Confessa devoradora de livros, este ano já leu mais de 40, sem contar com aqueles que teve de traduzir. Está a ler dois livros ao mesmo tempo: De olhos em ti, de Amy Lea, e Fourth Wing, de Rebecca Yarros. O recorde foi ler três livros em paralelo. A tradutora considera que é uma boa forma para não ficar rapidamente "saturada" em relação a um determinado assunto, mas que também está relacionado com o facto de ser o que chama de uma "leitora por disposição", ou seja, escolhe o que ler consoante a sua "disposição e humor".

“Este ano, estou a ter muito boas experiências [em termos de leituras]”, admite. Recentemente, leu Babel e Yellow Face, de Rebecca Kuang — “tornou-se a minha autora favorita, estou a devorar tudo o que ela escreveu” —, e Felix Ever After, de Kacen Callender. Para quem gostava da série iCarly, Elga sugere a leitura do livro Ainda bem que a minha mãe morreu, uma obra autobiográfica sobre a actriz Jennette McCurdy.
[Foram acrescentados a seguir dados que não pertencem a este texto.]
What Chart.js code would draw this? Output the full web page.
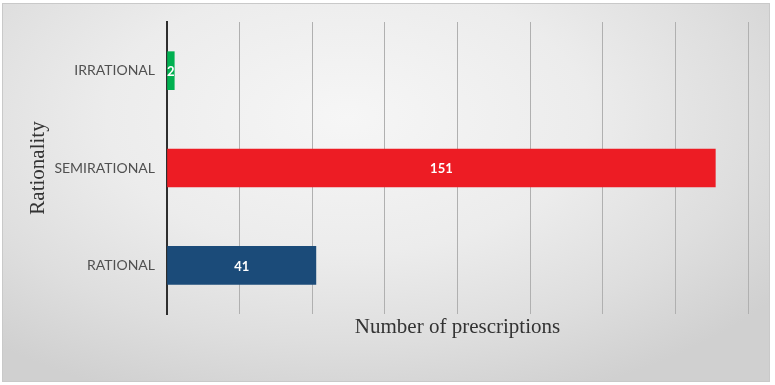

A tradutora sugere ainda a obra Género Queer para todos aqueles que querem começar a ler livros que utilizam linguagem neutra, porque é “um bom ponto de partida por ser um livro de não-ficção, um registo autobiográfico”. Ainda nesta temática, mas só para quem gosta do género fantasia, recomenda Lendários, que fala de racismo, herança da escravatura, colonialismo e sobre desenvolver uma identidade e sentimento de pertença nesse contexto.

Para quem lê tantos livros, será que já pensou em escrever um? Embora não descarte essa hipótese, Elga admite gostar "mais de trabalhar nos livros dos outros".